=== Information shown ===
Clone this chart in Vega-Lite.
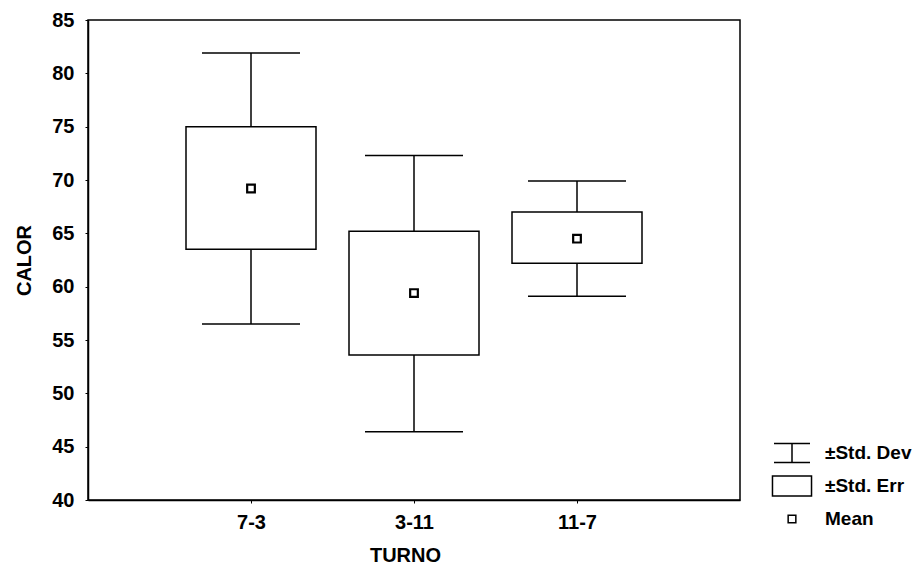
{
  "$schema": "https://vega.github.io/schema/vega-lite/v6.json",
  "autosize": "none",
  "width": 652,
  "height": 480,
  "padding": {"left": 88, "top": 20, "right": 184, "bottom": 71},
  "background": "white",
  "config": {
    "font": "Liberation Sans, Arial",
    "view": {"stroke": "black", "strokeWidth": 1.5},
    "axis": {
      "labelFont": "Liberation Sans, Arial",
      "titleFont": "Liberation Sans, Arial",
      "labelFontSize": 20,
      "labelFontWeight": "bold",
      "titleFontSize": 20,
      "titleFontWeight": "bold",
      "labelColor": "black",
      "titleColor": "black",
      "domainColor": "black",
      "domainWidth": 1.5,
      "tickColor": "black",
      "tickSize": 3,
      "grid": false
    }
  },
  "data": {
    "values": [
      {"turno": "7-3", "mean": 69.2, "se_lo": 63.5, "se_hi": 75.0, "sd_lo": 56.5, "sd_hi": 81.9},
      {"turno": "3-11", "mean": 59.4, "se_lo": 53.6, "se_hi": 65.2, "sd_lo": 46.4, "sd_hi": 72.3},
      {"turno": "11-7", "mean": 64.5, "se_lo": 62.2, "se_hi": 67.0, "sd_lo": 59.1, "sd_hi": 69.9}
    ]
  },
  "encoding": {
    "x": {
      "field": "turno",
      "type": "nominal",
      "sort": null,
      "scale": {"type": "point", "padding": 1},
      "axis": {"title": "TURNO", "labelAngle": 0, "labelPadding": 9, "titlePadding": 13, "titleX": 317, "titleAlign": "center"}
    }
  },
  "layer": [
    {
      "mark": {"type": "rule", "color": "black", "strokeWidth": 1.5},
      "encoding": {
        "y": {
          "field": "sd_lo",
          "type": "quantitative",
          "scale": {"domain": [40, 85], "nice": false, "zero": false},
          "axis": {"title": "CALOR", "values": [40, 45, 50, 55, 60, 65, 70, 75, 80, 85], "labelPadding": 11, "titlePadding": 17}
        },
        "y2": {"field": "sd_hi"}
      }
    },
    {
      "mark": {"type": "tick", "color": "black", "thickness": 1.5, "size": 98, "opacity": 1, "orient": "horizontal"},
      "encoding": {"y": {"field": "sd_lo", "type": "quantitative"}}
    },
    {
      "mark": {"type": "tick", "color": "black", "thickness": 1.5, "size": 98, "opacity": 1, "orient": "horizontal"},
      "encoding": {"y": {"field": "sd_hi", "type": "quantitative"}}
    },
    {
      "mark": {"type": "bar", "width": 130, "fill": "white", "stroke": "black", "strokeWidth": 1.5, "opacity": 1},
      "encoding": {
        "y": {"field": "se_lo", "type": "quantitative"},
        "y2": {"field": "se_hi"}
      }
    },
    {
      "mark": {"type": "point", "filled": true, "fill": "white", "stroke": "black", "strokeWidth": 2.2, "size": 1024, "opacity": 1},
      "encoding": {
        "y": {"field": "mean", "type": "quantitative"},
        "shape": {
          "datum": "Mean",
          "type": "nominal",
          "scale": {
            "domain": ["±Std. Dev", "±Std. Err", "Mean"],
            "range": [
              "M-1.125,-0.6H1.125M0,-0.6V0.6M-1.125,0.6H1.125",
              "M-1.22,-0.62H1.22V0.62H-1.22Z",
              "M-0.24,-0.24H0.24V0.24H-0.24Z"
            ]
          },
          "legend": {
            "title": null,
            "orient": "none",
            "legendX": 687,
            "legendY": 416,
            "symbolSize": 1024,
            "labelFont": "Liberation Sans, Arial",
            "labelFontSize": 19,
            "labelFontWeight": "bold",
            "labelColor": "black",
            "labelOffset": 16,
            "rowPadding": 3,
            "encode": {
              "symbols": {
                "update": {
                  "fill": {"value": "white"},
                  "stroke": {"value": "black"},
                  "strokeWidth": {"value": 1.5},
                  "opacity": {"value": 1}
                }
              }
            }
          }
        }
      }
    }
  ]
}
===
Output the data exactly. Pictures don't belong in the result.

--- Written reply ---
Clone this chart in Vega-Lite.
{
  "$schema": "https://vega.github.io/schema/vega-lite/v6.json",
  "autosize": "none",
  "width": 652,
  "height": 480,
  "padding": {"left": 88, "top": 20, "right": 184, "bottom": 71},
  "background": "white",
  "config": {
    "font": "Liberation Sans, Arial",
    "view": {"stroke": "black", "strokeWidth": 1.5},
    "axis": {
      "labelFont": "Liberation Sans, Arial",
      "titleFont": "Liberation Sans, Arial",
      "labelFontSize": 20,
      "labelFontWeight": "bold",
      "titleFontSize": 20,
      "titleFontWeight": "bold",
      "labelColor": "black",
      "titleColor": "black",
      "domainColor": "black",
      "domainWidth": 1.5,
      "tickColor": "black",
      "tickSize": 3,
      "grid": false
    }
  },
  "data": {
    "values": [
      {"turno": "7-3", "mean": 69.2, "se_lo": 63.5, "se_hi": 75.0, "sd_lo": 56.5, "sd_hi": 81.9},
      {"turno": "3-11", "mean": 59.4, "se_lo": 53.6, "se_hi": 65.2, "sd_lo": 46.4, "sd_hi": 72.3},
      {"turno": "11-7", "mean": 64.5, "se_lo": 62.2, "se_hi": 67.0, "sd_lo": 59.1, "sd_hi": 69.9}
    ]
  },
  "encoding": {
    "x": {
      "field": "turno",
      "type": "nominal",
      "sort": null,
      "scale": {"type": "point", "padding": 1},
      "axis": {"title": "TURNO", "labelAngle": 0, "labelPadding": 9, "titlePadding": 13, "titleX": 317, "titleAlign": "center"}
    }
  },
  "layer": [
    {
      "mark": {"type": "rule", "color": "black", "strokeWidth": 1.5},
      "encoding": {
        "y": {
          "field": "sd_lo",
          "type": "quantitative",
          "scale": {"domain": [40, 85], "nice": false, "zero": false},
          "axis": {"title": "CALOR", "values": [40, 45, 50, 55, 60, 65, 70, 75, 80, 85], "labelPadding": 11, "titlePadding": 17}
        },
        "y2": {"field": "sd_hi"}
      }
    },
    {
      "mark": {"type": "tick", "color": "black", "thickness": 1.5, "size": 98, "opacity": 1, "orient": "horizontal"},
      "encoding": {"y": {"field": "sd_lo", "type": "quantitative"}}
    },
    {
      "mark": {"type": "tick", "color": "black", "thickness": 1.5, "size": 98, "opacity": 1, "orient": "horizontal"},
      "encoding": {"y": {"field": "sd_hi", "type": "quantitative"}}
    },
    {
      "mark": {"type": "bar", "width": 130, "fill": "white", "stroke": "black", "strokeWidth": 1.5, "opacity": 1},
      "encoding": {
        "y": {"field": "se_lo", "type": "quantitative"},
        "y2": {"field": "se_hi"}
      }
    },
    {
      "mark": {"type": "point", "filled": true, "fill": "white", "stroke": "black", "strokeWidth": 2.2, "size": 1024, "opacity": 1},
      "encoding": {
        "y": {"field": "mean", "type": "quantitative"},
        "shape": {
          "datum": "Mean",
          "type": "nominal",
          "scale": {
            "domain": ["±Std. Dev", "±Std. Err", "Mean"],
            "range": [
              "M-1.125,-0.6H1.125M0,-0.6V0.6M-1.125,0.6H1.125",
              "M-1.22,-0.62H1.22V0.62H-1.22Z",
              "M-0.24,-0.24H0.24V0.24H-0.24Z"
            ]
          },
          "legend": {
            "title": null,
            "orient": "none",
            "legendX": 687,
            "legendY": 416,
            "symbolSize": 1024,
            "labelFont": "Liberation Sans, Arial",
            "labelFontSize": 19,
            "labelFontWeight": "bold",
            "labelColor": "black",
            "labelOffset": 16,
            "rowPadding": 3,
            "encode": {
              "symbols": {
                "update": {
                  "fill": {"value": "white"},
                  "stroke": {"value": "black"},
                  "strokeWidth": {"value": 1.5},
                  "opacity": {"value": 1}
                }
              }
            }
          }
        }
      }
    }
  ]
}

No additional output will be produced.